◆ What is required:
Please print the lines between the one with "Convert this chart to matplotlib code." and the one with "NARROW = ['Liberation Sans', 'DejaVu", both ends included, exactly as written, with no pictures.
^^^^
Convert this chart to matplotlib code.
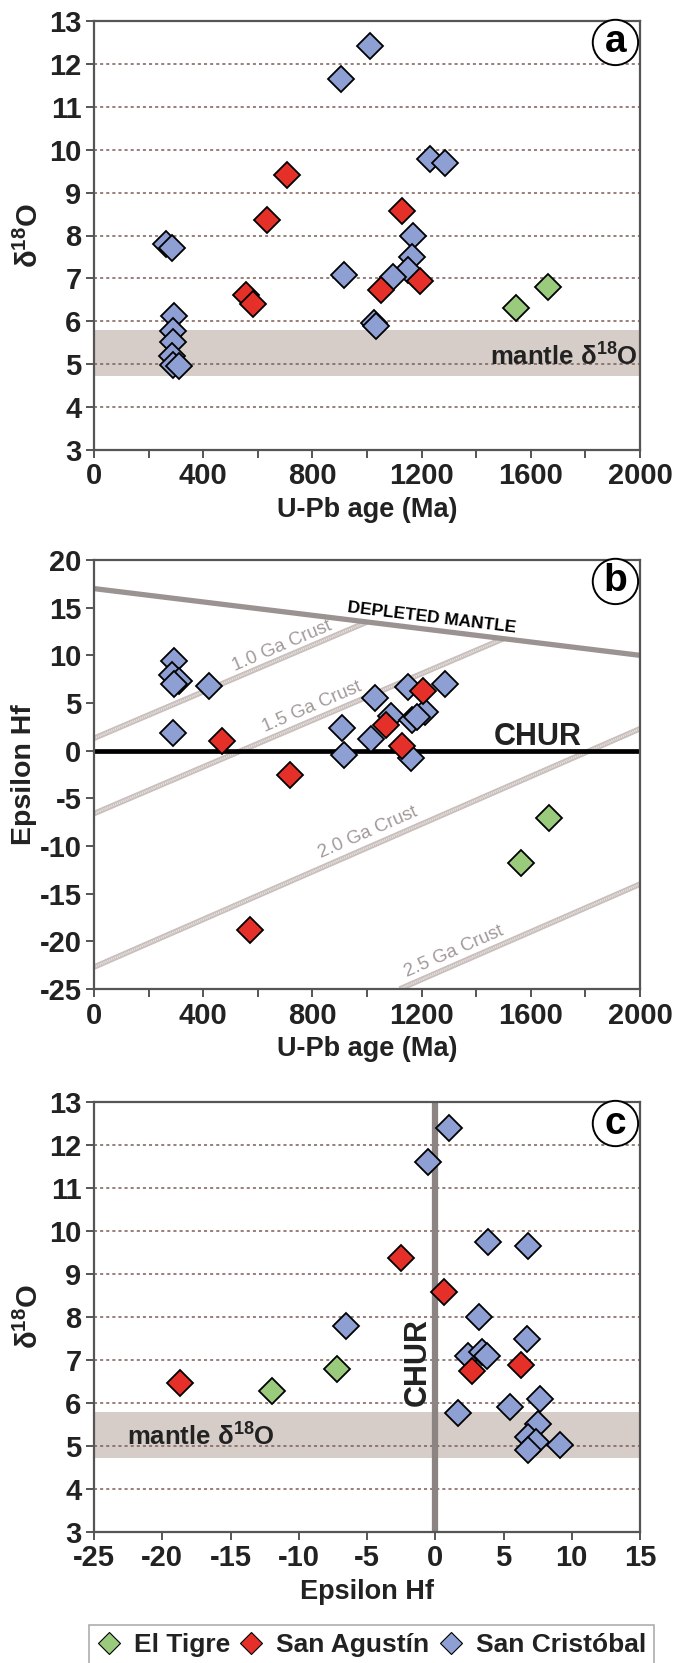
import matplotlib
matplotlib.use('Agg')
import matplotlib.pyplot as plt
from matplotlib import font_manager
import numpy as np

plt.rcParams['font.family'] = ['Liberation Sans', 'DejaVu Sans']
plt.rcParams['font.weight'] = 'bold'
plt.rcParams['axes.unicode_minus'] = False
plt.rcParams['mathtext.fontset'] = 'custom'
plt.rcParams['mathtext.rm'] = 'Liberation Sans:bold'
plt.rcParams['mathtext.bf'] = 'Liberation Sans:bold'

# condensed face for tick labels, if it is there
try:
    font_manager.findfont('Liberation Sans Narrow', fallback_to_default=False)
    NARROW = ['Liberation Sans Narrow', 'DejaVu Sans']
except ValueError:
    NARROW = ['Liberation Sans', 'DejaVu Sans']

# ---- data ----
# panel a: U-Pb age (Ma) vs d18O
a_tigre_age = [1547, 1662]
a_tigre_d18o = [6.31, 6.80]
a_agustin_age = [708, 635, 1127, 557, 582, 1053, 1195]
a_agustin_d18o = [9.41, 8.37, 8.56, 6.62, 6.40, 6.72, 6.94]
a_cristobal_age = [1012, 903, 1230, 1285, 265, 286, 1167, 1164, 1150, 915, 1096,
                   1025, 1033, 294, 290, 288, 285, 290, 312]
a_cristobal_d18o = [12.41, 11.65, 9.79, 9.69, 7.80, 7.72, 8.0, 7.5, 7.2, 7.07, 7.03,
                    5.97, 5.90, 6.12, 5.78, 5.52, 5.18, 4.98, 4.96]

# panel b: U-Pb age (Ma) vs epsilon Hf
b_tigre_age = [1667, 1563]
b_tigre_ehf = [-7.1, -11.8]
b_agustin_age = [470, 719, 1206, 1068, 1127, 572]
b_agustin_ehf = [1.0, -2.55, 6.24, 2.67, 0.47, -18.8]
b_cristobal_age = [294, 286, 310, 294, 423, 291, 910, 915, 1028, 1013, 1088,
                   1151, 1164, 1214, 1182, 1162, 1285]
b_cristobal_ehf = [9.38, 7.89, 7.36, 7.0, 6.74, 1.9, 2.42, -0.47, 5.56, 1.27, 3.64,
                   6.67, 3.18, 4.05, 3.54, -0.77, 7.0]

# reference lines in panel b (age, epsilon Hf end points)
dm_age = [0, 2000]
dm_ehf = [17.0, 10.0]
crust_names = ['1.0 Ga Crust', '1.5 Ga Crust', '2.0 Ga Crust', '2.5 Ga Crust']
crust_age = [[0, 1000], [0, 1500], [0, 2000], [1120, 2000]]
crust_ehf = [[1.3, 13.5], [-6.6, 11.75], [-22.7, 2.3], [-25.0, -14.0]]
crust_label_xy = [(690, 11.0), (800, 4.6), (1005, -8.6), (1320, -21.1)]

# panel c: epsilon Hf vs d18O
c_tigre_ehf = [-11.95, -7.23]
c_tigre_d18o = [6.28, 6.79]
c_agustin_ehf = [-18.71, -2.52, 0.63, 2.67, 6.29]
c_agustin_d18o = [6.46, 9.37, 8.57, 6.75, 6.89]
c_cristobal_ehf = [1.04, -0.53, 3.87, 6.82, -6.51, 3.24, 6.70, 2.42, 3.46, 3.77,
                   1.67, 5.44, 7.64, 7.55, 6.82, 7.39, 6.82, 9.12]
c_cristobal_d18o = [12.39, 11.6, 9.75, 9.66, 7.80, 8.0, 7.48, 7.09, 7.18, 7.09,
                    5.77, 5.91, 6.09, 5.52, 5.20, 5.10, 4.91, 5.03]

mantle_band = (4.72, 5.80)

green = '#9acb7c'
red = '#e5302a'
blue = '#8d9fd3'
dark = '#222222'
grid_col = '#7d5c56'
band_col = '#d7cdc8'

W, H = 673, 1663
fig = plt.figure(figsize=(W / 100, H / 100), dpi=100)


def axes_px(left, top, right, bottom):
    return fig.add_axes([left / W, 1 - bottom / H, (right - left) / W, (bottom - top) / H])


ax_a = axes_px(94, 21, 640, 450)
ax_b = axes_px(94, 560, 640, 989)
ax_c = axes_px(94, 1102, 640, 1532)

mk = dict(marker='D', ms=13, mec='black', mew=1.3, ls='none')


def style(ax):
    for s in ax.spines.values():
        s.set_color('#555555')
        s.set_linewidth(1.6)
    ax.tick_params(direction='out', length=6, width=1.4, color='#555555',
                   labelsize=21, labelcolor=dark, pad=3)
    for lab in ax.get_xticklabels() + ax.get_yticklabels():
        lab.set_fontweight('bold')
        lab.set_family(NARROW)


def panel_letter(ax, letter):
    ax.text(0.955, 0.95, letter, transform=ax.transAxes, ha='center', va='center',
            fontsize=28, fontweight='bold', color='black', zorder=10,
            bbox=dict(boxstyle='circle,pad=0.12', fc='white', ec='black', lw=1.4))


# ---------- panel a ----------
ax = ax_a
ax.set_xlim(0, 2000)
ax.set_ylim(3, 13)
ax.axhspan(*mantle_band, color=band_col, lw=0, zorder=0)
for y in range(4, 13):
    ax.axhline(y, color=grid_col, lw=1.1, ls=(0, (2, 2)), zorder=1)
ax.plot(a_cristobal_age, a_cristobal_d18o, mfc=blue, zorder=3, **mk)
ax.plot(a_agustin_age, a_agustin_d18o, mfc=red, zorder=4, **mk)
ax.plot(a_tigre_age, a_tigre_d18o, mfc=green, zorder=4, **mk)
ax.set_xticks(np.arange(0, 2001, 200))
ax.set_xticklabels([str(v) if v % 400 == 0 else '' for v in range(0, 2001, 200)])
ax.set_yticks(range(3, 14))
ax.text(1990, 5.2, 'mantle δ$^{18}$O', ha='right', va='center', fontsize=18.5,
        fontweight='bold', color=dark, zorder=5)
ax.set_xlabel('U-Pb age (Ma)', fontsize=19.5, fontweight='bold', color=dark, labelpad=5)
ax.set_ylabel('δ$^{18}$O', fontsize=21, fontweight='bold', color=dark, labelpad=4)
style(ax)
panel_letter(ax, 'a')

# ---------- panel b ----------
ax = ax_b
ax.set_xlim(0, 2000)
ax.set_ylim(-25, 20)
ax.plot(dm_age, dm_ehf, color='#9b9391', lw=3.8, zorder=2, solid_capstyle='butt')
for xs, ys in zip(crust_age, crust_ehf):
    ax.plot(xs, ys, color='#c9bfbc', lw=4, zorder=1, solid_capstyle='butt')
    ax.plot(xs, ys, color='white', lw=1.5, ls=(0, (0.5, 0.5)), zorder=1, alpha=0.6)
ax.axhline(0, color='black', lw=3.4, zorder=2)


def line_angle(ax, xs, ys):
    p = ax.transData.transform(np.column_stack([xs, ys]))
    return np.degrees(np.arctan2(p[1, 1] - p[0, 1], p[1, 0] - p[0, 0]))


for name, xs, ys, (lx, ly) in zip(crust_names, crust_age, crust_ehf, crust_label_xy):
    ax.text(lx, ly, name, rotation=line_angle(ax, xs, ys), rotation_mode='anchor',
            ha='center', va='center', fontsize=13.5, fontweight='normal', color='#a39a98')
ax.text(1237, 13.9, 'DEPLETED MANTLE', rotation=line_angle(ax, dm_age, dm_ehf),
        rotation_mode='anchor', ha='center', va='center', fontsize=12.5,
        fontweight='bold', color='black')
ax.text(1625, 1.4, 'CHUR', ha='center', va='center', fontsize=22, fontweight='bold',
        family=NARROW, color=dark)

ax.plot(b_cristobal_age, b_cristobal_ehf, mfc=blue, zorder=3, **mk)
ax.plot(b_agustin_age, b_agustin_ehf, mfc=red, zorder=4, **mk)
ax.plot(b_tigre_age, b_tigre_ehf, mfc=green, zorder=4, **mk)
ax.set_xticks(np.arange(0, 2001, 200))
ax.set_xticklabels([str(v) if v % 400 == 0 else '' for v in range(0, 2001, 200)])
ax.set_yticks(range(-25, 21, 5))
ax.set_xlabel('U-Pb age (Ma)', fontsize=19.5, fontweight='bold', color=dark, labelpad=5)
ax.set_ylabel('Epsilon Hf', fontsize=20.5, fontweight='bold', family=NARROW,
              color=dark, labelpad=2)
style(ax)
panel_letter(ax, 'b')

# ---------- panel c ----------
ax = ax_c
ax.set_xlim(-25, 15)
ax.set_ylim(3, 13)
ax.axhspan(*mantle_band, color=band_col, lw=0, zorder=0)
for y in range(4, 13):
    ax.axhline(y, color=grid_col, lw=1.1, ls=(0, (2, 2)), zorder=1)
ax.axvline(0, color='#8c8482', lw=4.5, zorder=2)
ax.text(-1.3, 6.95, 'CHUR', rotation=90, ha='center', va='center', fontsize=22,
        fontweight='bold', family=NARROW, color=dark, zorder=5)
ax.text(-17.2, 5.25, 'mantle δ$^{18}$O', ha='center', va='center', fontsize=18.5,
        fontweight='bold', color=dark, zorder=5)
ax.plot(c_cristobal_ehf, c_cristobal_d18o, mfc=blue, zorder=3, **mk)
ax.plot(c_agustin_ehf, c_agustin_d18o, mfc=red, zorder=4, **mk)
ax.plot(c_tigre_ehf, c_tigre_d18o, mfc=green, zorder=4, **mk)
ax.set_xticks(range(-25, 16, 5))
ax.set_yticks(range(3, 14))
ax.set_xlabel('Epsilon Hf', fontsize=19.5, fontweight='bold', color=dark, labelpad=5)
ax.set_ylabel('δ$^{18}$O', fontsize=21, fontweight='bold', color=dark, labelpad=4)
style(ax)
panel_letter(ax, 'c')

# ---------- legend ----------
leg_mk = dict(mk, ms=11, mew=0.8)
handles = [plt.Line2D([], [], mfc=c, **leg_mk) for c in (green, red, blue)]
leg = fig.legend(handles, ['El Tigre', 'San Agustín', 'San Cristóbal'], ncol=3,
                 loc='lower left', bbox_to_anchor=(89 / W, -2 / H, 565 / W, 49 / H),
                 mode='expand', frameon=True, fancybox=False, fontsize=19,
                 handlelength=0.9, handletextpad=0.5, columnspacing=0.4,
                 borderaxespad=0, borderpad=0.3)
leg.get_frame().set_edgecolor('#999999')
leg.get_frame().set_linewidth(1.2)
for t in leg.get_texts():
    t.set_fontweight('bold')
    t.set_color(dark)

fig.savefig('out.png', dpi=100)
^^^^
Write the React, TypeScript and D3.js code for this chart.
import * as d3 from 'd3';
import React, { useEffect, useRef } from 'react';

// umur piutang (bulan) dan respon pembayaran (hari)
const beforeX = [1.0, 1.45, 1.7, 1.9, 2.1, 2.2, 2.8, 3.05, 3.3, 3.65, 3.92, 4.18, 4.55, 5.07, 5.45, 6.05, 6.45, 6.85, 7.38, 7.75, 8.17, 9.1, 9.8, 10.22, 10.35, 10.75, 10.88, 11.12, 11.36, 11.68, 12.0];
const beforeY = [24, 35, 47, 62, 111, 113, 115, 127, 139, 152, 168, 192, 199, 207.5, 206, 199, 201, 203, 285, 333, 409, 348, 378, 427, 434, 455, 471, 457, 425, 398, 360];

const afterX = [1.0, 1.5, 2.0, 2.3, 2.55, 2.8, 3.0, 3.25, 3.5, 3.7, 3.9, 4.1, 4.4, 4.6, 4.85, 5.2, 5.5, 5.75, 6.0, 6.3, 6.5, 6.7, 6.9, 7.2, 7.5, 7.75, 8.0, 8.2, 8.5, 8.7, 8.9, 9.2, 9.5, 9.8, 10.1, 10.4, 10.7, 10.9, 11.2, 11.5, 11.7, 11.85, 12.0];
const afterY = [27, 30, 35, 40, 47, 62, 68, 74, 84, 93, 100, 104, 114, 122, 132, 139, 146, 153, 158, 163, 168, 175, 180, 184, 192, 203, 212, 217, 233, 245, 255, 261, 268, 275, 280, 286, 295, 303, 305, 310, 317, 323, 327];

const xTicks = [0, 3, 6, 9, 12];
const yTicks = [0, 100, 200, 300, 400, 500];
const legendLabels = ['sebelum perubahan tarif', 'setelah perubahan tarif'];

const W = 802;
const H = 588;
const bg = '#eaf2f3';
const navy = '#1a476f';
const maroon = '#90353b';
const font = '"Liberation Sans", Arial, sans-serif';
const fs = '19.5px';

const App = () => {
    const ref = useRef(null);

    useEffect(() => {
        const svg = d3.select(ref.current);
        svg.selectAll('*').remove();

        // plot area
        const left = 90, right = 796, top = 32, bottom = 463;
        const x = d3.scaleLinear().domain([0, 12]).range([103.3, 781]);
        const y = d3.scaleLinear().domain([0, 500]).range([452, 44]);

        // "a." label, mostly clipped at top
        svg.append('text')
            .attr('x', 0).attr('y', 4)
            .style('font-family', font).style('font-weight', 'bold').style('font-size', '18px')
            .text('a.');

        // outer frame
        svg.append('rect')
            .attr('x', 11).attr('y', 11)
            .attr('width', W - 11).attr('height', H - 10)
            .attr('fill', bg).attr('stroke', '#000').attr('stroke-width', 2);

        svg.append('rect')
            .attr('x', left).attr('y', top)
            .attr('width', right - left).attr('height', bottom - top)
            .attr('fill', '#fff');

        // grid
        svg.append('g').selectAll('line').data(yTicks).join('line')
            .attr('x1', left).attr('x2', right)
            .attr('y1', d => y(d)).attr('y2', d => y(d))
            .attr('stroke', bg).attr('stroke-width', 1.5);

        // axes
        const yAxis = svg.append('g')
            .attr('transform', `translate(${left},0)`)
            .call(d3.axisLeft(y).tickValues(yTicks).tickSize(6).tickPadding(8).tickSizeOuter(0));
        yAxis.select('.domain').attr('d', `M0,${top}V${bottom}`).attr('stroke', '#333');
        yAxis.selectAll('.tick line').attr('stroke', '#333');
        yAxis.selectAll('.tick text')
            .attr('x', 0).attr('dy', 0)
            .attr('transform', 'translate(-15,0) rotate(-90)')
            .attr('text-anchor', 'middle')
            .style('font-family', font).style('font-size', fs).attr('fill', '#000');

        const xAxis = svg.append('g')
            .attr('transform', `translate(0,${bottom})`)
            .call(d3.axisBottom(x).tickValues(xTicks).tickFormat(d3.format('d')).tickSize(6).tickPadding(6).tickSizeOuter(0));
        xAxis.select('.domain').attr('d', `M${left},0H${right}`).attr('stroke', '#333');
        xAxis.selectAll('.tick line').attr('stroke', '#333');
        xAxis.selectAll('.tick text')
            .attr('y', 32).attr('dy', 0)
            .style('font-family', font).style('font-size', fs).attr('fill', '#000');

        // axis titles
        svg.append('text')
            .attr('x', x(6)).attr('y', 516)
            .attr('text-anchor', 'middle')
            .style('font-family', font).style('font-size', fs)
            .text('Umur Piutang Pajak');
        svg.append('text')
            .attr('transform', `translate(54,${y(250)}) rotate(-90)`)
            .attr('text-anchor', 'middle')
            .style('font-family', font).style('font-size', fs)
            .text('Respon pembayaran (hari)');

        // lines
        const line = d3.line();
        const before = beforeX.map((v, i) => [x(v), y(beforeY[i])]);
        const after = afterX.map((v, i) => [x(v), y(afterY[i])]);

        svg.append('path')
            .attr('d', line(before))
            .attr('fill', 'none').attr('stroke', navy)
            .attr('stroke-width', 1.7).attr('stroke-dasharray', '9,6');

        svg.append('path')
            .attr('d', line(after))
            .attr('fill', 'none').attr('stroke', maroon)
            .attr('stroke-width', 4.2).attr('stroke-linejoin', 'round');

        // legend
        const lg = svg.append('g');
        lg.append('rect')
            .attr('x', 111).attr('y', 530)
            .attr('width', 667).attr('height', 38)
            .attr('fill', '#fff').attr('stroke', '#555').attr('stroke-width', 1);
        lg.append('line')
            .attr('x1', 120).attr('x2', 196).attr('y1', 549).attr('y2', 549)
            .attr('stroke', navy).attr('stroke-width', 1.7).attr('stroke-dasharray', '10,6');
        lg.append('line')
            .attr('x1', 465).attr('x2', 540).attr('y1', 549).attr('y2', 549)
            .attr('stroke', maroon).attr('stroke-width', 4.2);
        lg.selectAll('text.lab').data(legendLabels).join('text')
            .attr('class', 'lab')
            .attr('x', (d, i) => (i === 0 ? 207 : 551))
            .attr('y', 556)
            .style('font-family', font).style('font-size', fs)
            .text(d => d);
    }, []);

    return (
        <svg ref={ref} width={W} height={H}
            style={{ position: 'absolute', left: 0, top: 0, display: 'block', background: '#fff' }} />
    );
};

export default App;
^^^^
◆ Task answer:
Convert this chart to matplotlib code.
import matplotlib
matplotlib.use('Agg')
import matplotlib.pyplot as plt
from matplotlib import font_manager
import numpy as np

plt.rcParams['font.family'] = ['Liberation Sans', 'DejaVu Sans']
plt.rcParams['font.weight'] = 'bold'
plt.rcParams['axes.unicode_minus'] = False
plt.rcParams['mathtext.fontset'] = 'custom'
plt.rcParams['mathtext.rm'] = 'Liberation Sans:bold'
plt.rcParams['mathtext.bf'] = 'Liberation Sans:bold'

# condensed face for tick labels, if it is there
try:
    font_manager.findfont('Liberation Sans Narrow', fallback_to_default=False)
    NARROW = ['Liberation Sans Narrow', 'DejaVu Sans']
except ValueError:
    NARROW = ['Liberation Sans', 'DejaVu Sans']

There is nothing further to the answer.